Another important note is that the result of these data aggregations are actually rarely needed and are only for human consumption. A tiny fraction of these will actually be viewed. I tried generating the aggregations realtime (by querying a table that has the raw data) but they ended up with sequential scans on large tables (100m+ rows). If aggregating this much data and having most of it not seen is nonsensical I'd be happy to hear of a way to generate them upon request. My SQL skills are basic it is possible I am missing techniques that will help.

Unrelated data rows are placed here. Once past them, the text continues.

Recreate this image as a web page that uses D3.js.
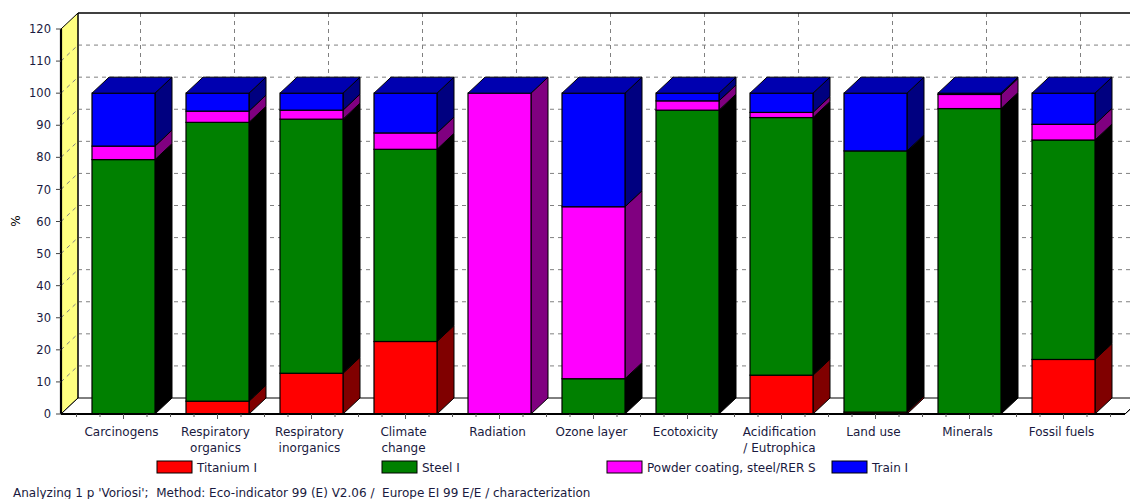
<!DOCTYPE html>
<html>
<head>
<meta charset="utf-8">
<script src="https://cdn.jsdelivr.net/npm/d3@7"></script>
<style>
  html, body { margin: 0; padding: 0; background: #fff; }
  svg { display: block; font-family: "DejaVu Sans", Verdana, sans-serif; }
  .footer { white-space: pre; }
</style>
</head>
<body>
<svg id="chart" width="1130" height="499"></svg>
<script>
// Impact categories (line breaks split the axis labels)
const categories = [
  "Carcinogens", "Respiratory\norganics", "Respiratory\ninorganics", "Climate\nchange",
  "Radiation", "Ozone layer", "Ecotoxicity", "Acidification\n/ Eutrophica",
  "Land use", "Minerals", "Fossil fuels"
];

// Share of each process in every category, %
const titanium = [0, 4.0, 12.7, 22.6, 0, 0, 0, 12.1, 0.6, 0, 17.0];
const steel    = [79.3, 86.9, 79.2, 59.9, 0, 11.0, 94.7, 80.3, 81.4, 95.2, 68.4];
const powder   = [4.2, 3.5, 2.8, 5.1, 100, 53.6, 2.9, 1.6, 0, 4.4, 4.9];
const train    = [16.5, 5.6, 5.3, 12.4, 0, 35.4, 2.4, 6.0, 18.0, 0.4, 9.7];

const seriesNames = ["Titanium I", "Steel I", "Powder coating, steel/RER S", "Train I"];
const yTicks = [0, 10, 20, 30, 40, 50, 60, 70, 80, 90, 100, 110, 120];

const footer = "Analyzing 1 p 'Voriosi';  Method: Eco-indicator 99 (E) V2.06 /  Europe EI 99 E/E / characterization";

// Face colours: front, side
const frontColors = ["#ff0000", "#008000", "#ff00ff", "#0000ff"];
const sideColors  = ["#800000", "#000000", "#800080", "#000080"];
const topColor = "#0000b0";

const svg = d3.select("#chart");

// 3D geometry
const DX = 17, DY = 16;
const frontLeft = 61, frontRight = 1125;
const y = d3.scaleLinear().domain([0, 120]).range([414, 29]);
const x = d3.scaleBand().domain(categories).range([76.5, 1110.5]).padding(0);
const barW = 63;
const center = c => x(c) + x.bandwidth() / 2;

const y0 = y(0), yTop = y(120);

// Stack the series
const table = categories.map((c, i) => ({
  cat: c, s0: titanium[i], s1: steel[i], s2: powder[i], s3: train[i]
}));
const stack = d3.stack().keys(["s0", "s1", "s2", "s3"])(table);

const g = svg.append("g");

// Back wall
g.append("rect")
  .attr("x", frontLeft + DX).attr("y", yTop - DY)
  .attr("width", frontRight - frontLeft).attr("height", y0 - yTop)
  .attr("fill", "#fff");

// Left (yellow) wall
g.append("polygon")
  .attr("points", [[frontLeft, y0], [frontLeft, yTop], [frontLeft + DX, yTop - DY], [frontLeft + DX, y0 - DY]].join(" "))
  .attr("fill", "#ffff80").attr("stroke", "#000").attr("stroke-width", 1);

// Floor
g.append("polygon")
  .attr("points", [[frontLeft, y0], [frontRight, y0], [frontRight + DX, y0 - DY], [frontLeft + DX, y0 - DY]].join(" "))
  .attr("fill", "#fff").attr("stroke", "#000").attr("stroke-width", 1);

// Horizontal grid on the back wall and across the side wall
const gridVals = yTicks.filter(v => v > 0 && v < 120);
g.selectAll(".hgrid").data(gridVals).enter().append("line")
  .attr("x1", frontLeft + DX).attr("x2", frontRight + DX + 20)
  .attr("y1", d => y(d) - DY).attr("y2", d => y(d) - DY)
  .attr("stroke", "#808080").attr("stroke-dasharray", "4,4");
g.selectAll(".sgrid").data(gridVals).enter().append("line")
  .attr("x1", frontLeft).attr("x2", frontLeft + DX)
  .attr("y1", d => y(d)).attr("y2", d => y(d) - DY)
  .attr("stroke", "#808080").attr("stroke-dasharray", "4,4");

// Vertical grid on the back wall
g.selectAll(".vgrid").data(categories).enter().append("line")
  .attr("x1", d => center(d) + DX).attr("x2", d => center(d) + DX)
  .attr("y1", yTop - DY).attr("y2", y0 - DY)
  .attr("stroke", "#808080").attr("stroke-dasharray", "4,4");

// Back wall frame
g.append("line").attr("x1", frontLeft + DX).attr("x2", frontLeft + DX)
  .attr("y1", yTop - DY).attr("y2", y0 - DY).attr("stroke", "#000");
g.append("line").attr("x1", frontLeft + DX).attr("x2", 1130)
  .attr("y1", yTop - DY).attr("y2", yTop - DY).attr("stroke", "#000").attr("stroke-width", 1.5);

// Bars
const bars = g.selectAll(".bar").data(categories).enter().append("g").attr("class", "bar");
bars.each(function (c, i) {
  const bg = d3.select(this);
  const xl = center(c) - barW / 2, xr = xl + barW;
  stack.forEach((layer, k) => {
    const [a, b] = layer[i];
    if (b - a <= 0) return;
    const ya = y(a), yb = y(b);
    // side face
    bg.append("polygon")
      .attr("points", [[xr, ya], [xr, yb], [xr + DX, yb - DY], [xr + DX, ya - DY]].join(" "))
      .attr("fill", sideColors[k]).attr("stroke", "#000").attr("stroke-width", 1);
    // front face
    bg.append("rect")
      .attr("x", xl).attr("y", yb).attr("width", barW).attr("height", ya - yb)
      .attr("fill", frontColors[k]).attr("stroke", "#000").attr("stroke-width", 1.2);
  });
  const total = stack[stack.length - 1][i][1];
  const yt = y(total);
  bg.append("polygon")
    .attr("points", [[xl, yt], [xr, yt], [xr + DX, yt - DY], [xl + DX, yt - DY]].join(" "))
    .attr("fill", topColor).attr("stroke", "#000").attr("stroke-width", 1);
});

// Right wall edge
g.append("line").attr("x1", frontRight).attr("y1", y0)
  .attr("x2", frontRight + DX).attr("y2", y0 - DY).attr("stroke", "#000");

// Axes lines
g.append("line").attr("x1", frontLeft).attr("x2", frontLeft)
  .attr("y1", yTop).attr("y2", y0).attr("stroke", "#000").attr("stroke-width", 2.2);
g.append("line").attr("x1", frontLeft).attr("x2", frontRight)
  .attr("y1", y0).attr("y2", y0).attr("stroke", "#000").attr("stroke-width", 2);

// Y axis ticks and labels
const yAxis = g.append("g");
yAxis.selectAll("line").data(yTicks).enter().append("line")
  .attr("x1", frontLeft - 5).attr("x2", frontLeft)
  .attr("y1", d => y(d)).attr("y2", d => y(d)).attr("stroke", "#444");
yAxis.selectAll("text").data(yTicks).enter().append("text")
  .attr("x", 51).attr("y", d => y(d)).attr("dy", "0.36em")
  .attr("text-anchor", "end").attr("font-size", 11.5).attr("fill", "#1a1a40")
  .text(d => d);

svg.append("text")
  .attr("transform", "translate(20,221) rotate(-90)")
  .attr("text-anchor", "middle").attr("font-size", 12).attr("fill", "#000")
  .text("%");

// X axis ticks: major at category centres, minor every quarter band
const minorTicks = d3.range(0, categories.length * 4 + 1).map(j => x.range()[0] + j * x.bandwidth() / 4);
g.selectAll(".mt").data(minorTicks).enter().append("line")
  .attr("x1", d => d).attr("x2", d => d).attr("y1", y0).attr("y2", y0 + 3)
  .attr("stroke", "#555");
g.selectAll(".Mt").data(categories).enter().append("line")
  .attr("x1", d => center(d)).attr("x2", d => center(d)).attr("y1", y0).attr("y2", y0 + 5)
  .attr("stroke", "#555");

// Category labels
const lbl = g.selectAll(".cl").data(categories).enter().append("text")
  .attr("text-anchor", "middle").attr("font-size", 12).attr("fill", "#1a1a40")
  .attr("x", d => center(d) - 2).attr("y", 436);
lbl.each(function (d) {
  const t = d3.select(this);
  d.split("\n").forEach((line, j) => {
    t.append("tspan").attr("x", center(d) - 2).attr("y", 436 + j * 16).text(line);
  });
});

// Legend
const legend = svg.append("g");
seriesNames.forEach((name, k) => {
  const lx = 157 + k * 225;
  legend.append("rect").attr("x", lx).attr("y", 461).attr("width", 35).attr("height", 12)
    .attr("fill", frontColors[k]).attr("stroke", "#000").attr("stroke-width", 1);
  legend.append("text").attr("x", lx + 40).attr("y", 471.5)
    .attr("font-size", 12).attr("fill", "#1a1a40").text(name);
});

// Footer (keeps the double spaces between its parts)
svg.append("text").attr("class", "footer").attr("x", 13).attr("y", 497)
  .attr("font-size", 12).attr("fill", "#1a1a40").text(footer);
</script>
</body>
</html>
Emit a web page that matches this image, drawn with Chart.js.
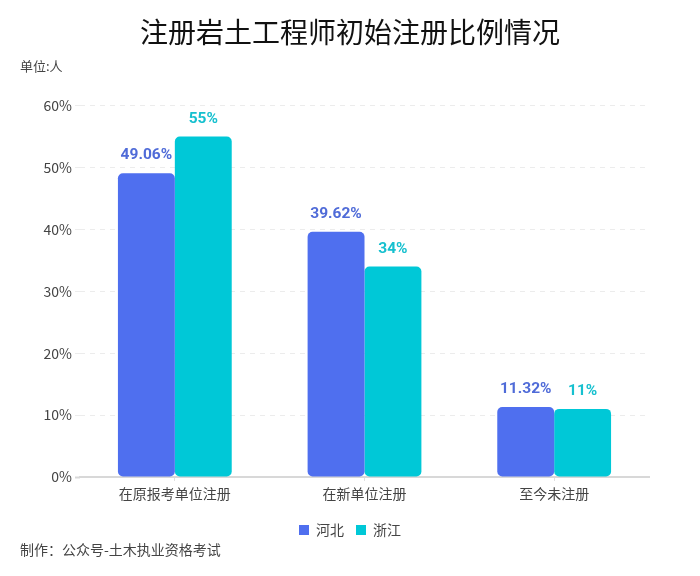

Here's some relevant parts of my postgres config:

shared_buffers = 22000MB            
temp_buffers = 256MB            
work_mem = 896MB                
maintenance_work_mem = 16MB     
fsync = off             
wal_buffers = 64MB          
checkpoint_segments = 128       
checkpoint_timeout = 60min      
checkpoint_completion_target = 0.9  
random_page_cost = 2.0          
effective_cache_size = 8192MB
default_statistics_target = 200 
autovacuum_max_workers = 6      
autovacuum_naptime = 15s        
autovacuum_vacuum_threshold = 25    
autovacuum_analyze_threshold = 10   
autovacuum_vacuum_scale_factor = 0.1    
autovacuum_analyze_scale_factor = 0.05  
autovacuum_vacuum_cost_delay = 10ms 
autovacuum_vacuum_cost_limit = 1000 

So my questions:

How is my postgres config for these tasks?
What kind of limits for this task am I looking at with my current hardware?
Are there distributed databases well suited to my needs?

Best Answer

I would write the raw data to a very basic table without indexes or constraints, not even a primary key.

If you can, insert many rows at once, that's faster than single-row inserts.

If you can afford loosing some data in a catastrophic event, make that an unlogged table, that's faster.

If you can afford loosing some data in a catastrophic event and all inserts can run in a single session, make that a temporary table, that's even faster. Probably not possible, though.

Start a new partition every time unit of your choice (daily?) and aggregate the old partition into permanent storage at some opportune moment.